004 — Red carnation
Finishing Finals, feminist fails — and the choices we make.
Welcome back to The Notebooks. If you missed the last, this is where we were.
If you’re coming in fresh, The Notebooks is a piece of long form writing, based on a true story, served in weekly instalments. You can read it yourself or listen to me read it (audio linked above).
Pieces in The Notebooks may have a song-matching, like wine and cheese.
Song-match this piece with: Mumford and Sons, Little Lion Man. You can listen to the extra audio note in the audio recording if you want to know why.
Not your quick-release serotonin fix, The Notebooks are in it for the long haul.
Now re-opening The Notebooks to June 2006….
Remember how good it feels sometimes to be really shit-faced?
Just drunk and unshackled and on the cusp of 21 and free of exams and light as Prosecco bubbles, squirted all over you on Merton Street?
Feeling your whole life ahead of you. You can be whatever you want.
Imagining, with incalculable hubris: I am one of the chosen.
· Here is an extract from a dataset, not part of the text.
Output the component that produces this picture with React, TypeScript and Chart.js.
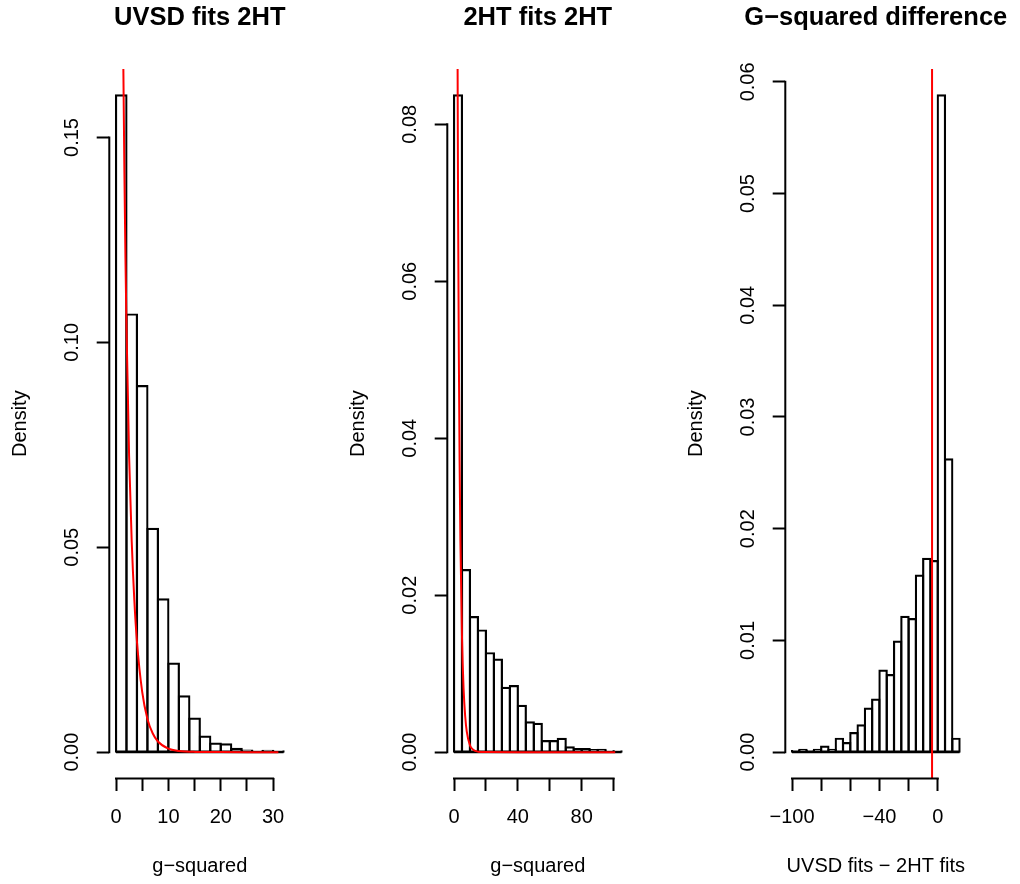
import React, { useEffect, useRef } from "react";
import { Chart, registerables } from "chart.js";

Chart.register(...registerables);

// ---------- Panel 1: UVSD fits 2HT ----------
const uvsdBreaks = [0, 2, 4, 6, 8, 10, 12, 14, 16, 18, 20, 22, 24, 26, 28, 30, 32];
const uvsdDensity = [0.1603, 0.1068, 0.0893, 0.0545, 0.0373, 0.0216, 0.0136, 0.0082, 0.0038, 0.0021, 0.0019, 0.0008, 0.0004, 0.0002, 0.0003, 0.0002];
const uvsdCurveX = [1.0, 1.2, 1.4, 1.6, 1.8, 2.0, 2.5, 3, 3.5, 4, 5, 6, 7, 8, 10, 12, 15, 20, 25, 31];
const uvsdCurveY = [0.242, 0.2, 0.1674, 0.1417, 0.1209, 0.1038, 0.0723, 0.0514, 0.0371, 0.027, 0.0147, 0.0081, 0.0046, 0.0026, 0.00085, 0.0003, 0.00006, 0.000004, 0, 0];
const uvsdXTicks = [0, 5, 10, 15, 20, 25, 30];
const uvsdXTickLabels = ["0", "", "10", "", "20", "", "30"];
const uvsdYTicks = [0, 0.05, 0.1, 0.15];
const uvsdYTickLabels = ["0.00", "0.05", "0.10", "0.15"];

// ---------- Panel 2: 2HT fits 2HT ----------
const thtBreaks = [0, 5, 10, 15, 20, 25, 30, 35, 40, 45, 50, 55, 60, 65, 70, 75, 80, 85, 90, 95, 100, 105];
const thtDensity = [0.0837, 0.0232, 0.0172, 0.0155, 0.0126, 0.0118, 0.0082, 0.0084, 0.0059, 0.0038, 0.0036, 0.0014, 0.0014, 0.0017, 0.0006, 0.0004, 0.0004, 0.00025, 0.0003, 0.0001, 0.0001];
const thtCurveX = [2.0, 2.5, 3, 3.5, 4, 5, 6, 7, 8, 10, 12, 15, 20, 40, 60, 80, 101];
const thtCurveY = [0.1038, 0.0723, 0.0514, 0.0371, 0.027, 0.0147, 0.0081, 0.0046, 0.0026, 0.00085, 0.0003, 0.00006, 0.000004, 0, 0, 0, 0];
const thtXTicks = [0, 20, 40, 60, 80, 100];
const thtXTickLabels = ["0", "", "40", "", "80", ""];
const thtYTicks = [0, 0.02, 0.04, 0.06, 0.08];
const thtYTickLabels = ["0.00", "0.02", "0.04", "0.06", "0.08"];

// ---------- Panel 3: G-squared difference ----------
const diffBreaks = [-100, -95, -90, -85, -80, -75, -70, -65, -60, -55, -50, -45, -40, -35, -30, -25, -20, -15, -10, -5, 0, 5, 10, 15];
const diffDensity = [0.0001, 0.0002, 0.0001, 0.0002, 0.0005, 0.0002, 0.0012, 0.0008, 0.0017, 0.0024, 0.0039, 0.0047, 0.0073, 0.0069, 0.0099, 0.0121, 0.0119, 0.0158, 0.0173, 0.0171, 0.0588, 0.0262, 0.0012];
const diffVLine = -3.9;
const diffXTicks = [-100, -80, -60, -40, -20, 0];
const diffXTickLabels = ["\u2212100", "", "", "\u221240", "", "0"];
const diffYTicks = [0, 0.01, 0.02, 0.03, 0.04, 0.05, 0.06];
const diffYTickLabels = ["0.00", "0.01", "0.02", "0.03", "0.04", "0.05", "0.06"];

const FONT = "'Liberation Sans', Arial, Helvetica, sans-serif";
const LW = 2;
const BAR_LW = 2.2;

type PanelSpec = {
  title: string;
  xTitle: string;
  breaks: number[];
  density: number[];
  curveX?: number[];
  curveY?: number[];
  vline?: number;
  xTicks: number[];
  xTickLabels: string[];
  yTicks: number[];
  yTickLabels: string[];
};

const axisLinePlugin = {
  id: "rAxisLines",
  afterLayout(chart: any) {
    const t = chart.titleBlock;
    if (t) {
      const c = (chart.chartArea.left + chart.chartArea.right) / 2;
      t.left = c - 200;
      t.right = c + 200;
      t.width = 400;
    }
  },
  afterDraw(chart: any) {
    const { ctx, chartArea, scales } = chart;
    const xs = scales.x;
    const ys = scales.y;
    ctx.save();
    ctx.strokeStyle = "#000";
    ctx.lineWidth = LW;
    ctx.lineCap = "butt";
    const xt = xs.ticks;
    const yt = ys.ticks;
    ctx.beginPath();
    ctx.moveTo(xs.getPixelForValue(xt[0].value) - LW / 2, chartArea.bottom);
    ctx.lineTo(xs.getPixelForValue(xt[xt.length - 1].value) + LW / 2, chartArea.bottom);
    ctx.moveTo(chartArea.left, ys.getPixelForValue(yt[0].value) + LW / 2);
    ctx.lineTo(chartArea.left, ys.getPixelForValue(yt[yt.length - 1].value) - LW / 2);
    ctx.stroke();
    ctx.restore();
  },
};

function Panel({ spec }: { spec: PanelSpec }) {
  const ref = useRef<HTMLCanvasElement | null>(null);
  useEffect(() => {
    if (!ref.current) return;
    const mids = spec.density.map((_, i) => (spec.breaks[i] + spec.breaks[i + 1]) / 2);
    const maxD = Math.max(...spec.density);
    const yMin = -0.04 * maxD;
    const yMax = maxD * 1.04;
    const bx0 = spec.breaks[0];
    const bx1 = spec.breaks[spec.breaks.length - 1];
    const ext = (bx1 - bx0) * 0.04;
    const xMin = bx0 - ext;
    const xMax = bx1 + ext;

    const datasets: any[] = [
      {
        type: "bar",
        order: 2,
        data: mids.map((m, i) => ({ x: m, y: spec.density[i] })),
        backgroundColor: "rgba(255,255,255,0)",
        borderColor: "#000",
        borderSkipped: false,
        // a hairline border inflated outward so each edge is centred on the bin boundary
        borderWidth: 0.01,
        inflateAmount: BAR_LW / 2 - 0.005,
        barPercentage: 1,
        categoryPercentage: 1,
      },
      {
        // baseline drawn by the rectangles' bottoms in R's hist()
        type: "line",
        order: 1,
        data: [
          { x: bx0, y: 0 },
          { x: bx1, y: 0 },
        ],
        borderColor: "#000",
        borderWidth: BAR_LW,
        pointRadius: 0,
        tension: 0,
        fill: false,
      },
    ];
    if (spec.curveX && spec.curveY) {
      datasets.push({
        type: "line",
        order: 0,
        data: spec.curveX.map((x, i) => ({ x, y: spec.curveY![i] })),
        borderColor: "#ff0000",
        borderWidth: 2,
        pointRadius: 0,
        cubicInterpolationMode: "monotone",
        fill: false,
      });
    }
    if (spec.vline !== undefined) {
      datasets.push({
        type: "line",
        order: 0,
        data: [
          { x: spec.vline, y: yMin },
          { x: spec.vline, y: yMax },
        ],
        borderColor: "#ff0000",
        borderWidth: 2,
        pointRadius: 0,
        tension: 0,
        fill: false,
        clip: 0,
      });
    }

    const chart = new Chart(ref.current, {
      type: "bar",
      data: { datasets },
      plugins: [axisLinePlugin],
      options: {
        animation: false,
        responsive: false,
        maintainAspectRatio: false,
        layout: { padding: { left: 0, right: 49.7, top: 0, bottom: 0 } },
        plugins: {
          legend: { display: false },
          tooltip: { enabled: false },
          title: {
            display: true,
            text: spec.title,
            color: "#000",
            fullSize: false,
            font: { family: FONT, size: 25.5, weight: "bold", lineHeight: 1.2 },
            padding: { top: 2.6, bottom: 35.8 },
          },
        },
        scales: {
          x: {
            type: "linear",
            min: xMin,
            max: xMax,
            bounds: "data",
            offset: false,
            afterBuildTicks: (s: any) => {
              s.ticks = spec.xTicks.map((v) => ({ value: v }));
            },
            afterFit: (s: any) => {
              s.height = 105.6;
            },
            grid: {
              display: true,
              offset: false,
              drawOnChartArea: false,
              drawTicks: true,
              tickLength: 12.6,
              tickWidth: LW,
              tickColor: "#000",
            },
            border: { display: false },
            ticks: {
              autoSkip: false,
              maxRotation: 0,
              minRotation: 0,
              padding: 14,
              color: "#000",
              font: { family: FONT, size: 20, lineHeight: 1.2 },
              callback: (_v: any, i: number) => spec.xTickLabels[i],
            },
            title: {
              display: true,
              text: spec.xTitle,
              color: "#000",
              font: { family: FONT, size: 20, lineHeight: 1.2 },
              padding: { top: 0, bottom: 6 },
            },
          },
          y: {
            type: "linear",
            min: yMin,
            max: yMax,
            bounds: "data",
            beginAtZero: false,
            afterBuildTicks: (s: any) => {
              s.ticks = spec.yTicks.map((v) => ({ value: v }));
            },
            afterFit: (s: any) => {
              s.width = 109.3;
            },
            grid: {
              display: true,
              drawOnChartArea: false,
              drawTicks: true,
              tickLength: 12.6,
              tickWidth: LW,
              tickColor: "#000",
            },
            border: { display: false },
            ticks: {
              autoSkip: false,
              minRotation: 90,
              maxRotation: 90,
              crossAlign: "center",
              padding: 5,
              color: "#000",
              font: { family: FONT, size: 20, lineHeight: 1.2 },
              callback: (_v: any, i: number) => spec.yTickLabels[i],
            },
            title: {
              display: true,
              text: "Density",
              color: "#000",
              font: { family: FONT, size: 20, lineHeight: 1.2 },
              padding: { top: 8.7, bottom: 0 },
            },
          },
        },
      } as any,
    } as any);
    return () => chart.destroy();
  }, [spec]);
  return <canvas ref={ref} width={340} height={884} style={{ display: "block", width: 340, height: 884 }} />;
}

const specs: PanelSpec[] = [
  {
    title: "UVSD fits 2HT",
    xTitle: "g\u2212squared",
    breaks: uvsdBreaks,
    density: uvsdDensity,
    curveX: uvsdCurveX,
    curveY: uvsdCurveY,
    xTicks: uvsdXTicks,
    xTickLabels: uvsdXTickLabels,
    yTicks: uvsdYTicks,
    yTickLabels: uvsdYTickLabels,
  },
  {
    title: "2HT fits 2HT",
    xTitle: "g\u2212squared",
    breaks: thtBreaks,
    density: thtDensity,
    curveX: thtCurveX,
    curveY: thtCurveY,
    xTicks: thtXTicks,
    xTickLabels: thtXTickLabels,
    yTicks: thtYTicks,
    yTickLabels: thtYTickLabels,
  },
  {
    title: "G\u2212squared difference",
    xTitle: "UVSD fits \u2212 2HT fits",
    breaks: diffBreaks,
    density: diffDensity,
    vline: diffVLine,
    xTicks: diffXTicks,
    xTickLabels: diffXTickLabels,
    yTicks: diffYTicks,
    yTickLabels: diffYTickLabels,
  },
];

const panelLefts = [0, 338, 676];

export default function App() {
  return (
    <div style={{ position: "absolute", left: 0, top: 0, width: 1020, height: 884, background: "#fff", overflow: "hidden" }}>
      {specs.map((s, i) => (
        <div key={i} style={{ position: "absolute", left: panelLefts[i], top: 0, width: 340, height: 884 }}>
          <Panel spec={s} />
        </div>
      ))}
    </div>
  );
}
Two drunk guys push each other. They spin apart. One of them retreats ten feet and then retreats another twenty feet and yells “motherfucker” at the other, who is also retreating. His retainer or something plastic in his mouth falls out into the street. He walks out in front of a Thames Valley Police car to retrieve it. The cop cruises past uninterested. They’re out in force tonight, like the drunks.
There are flashing blue lights on Magdalen Bridge — someone drunk in the river, still in suit and bowtie, voluntarily, it seems — and there’s a press of people outside the Half Moon at the top of St Clements. Some still in sub-fusc (I’ll get to that in a minute) but bowties hanging loose now and stockings laddered. Cowley is a shit show, packs of roaming lads and half-dressed hags.
The light is that perfect late evening June light where the sun has set but the glow seems to have diffused out and got stuck in the leaves. It refracts dreamily off the Cotswolds stone, oolitic limestone quarried locally since the fourteenth century. The hollow of Oxford lies on a former seabed and all the stones were first laid down as carpets of shells in shallow interglacial seas. They retain a luminous opalescent quality. It’s still oddly bright, but in a purplish way.
The sky is usually low in Oxfordshire, a uniform dull grey under permanent cloud cover, but today the sky was high and blue. You’d never know we’re in the Midlands.
It was a nice day to be finishing Finals.
I’m not sure where more specifically than that we are now. We’ve roamed widely tonight and now we’re somewhere out of the city a bit, out past Jericho, a pub by the river that is done with us and really wants us to leave now.
Kind of like the whole of Oxford, really, come to think of it.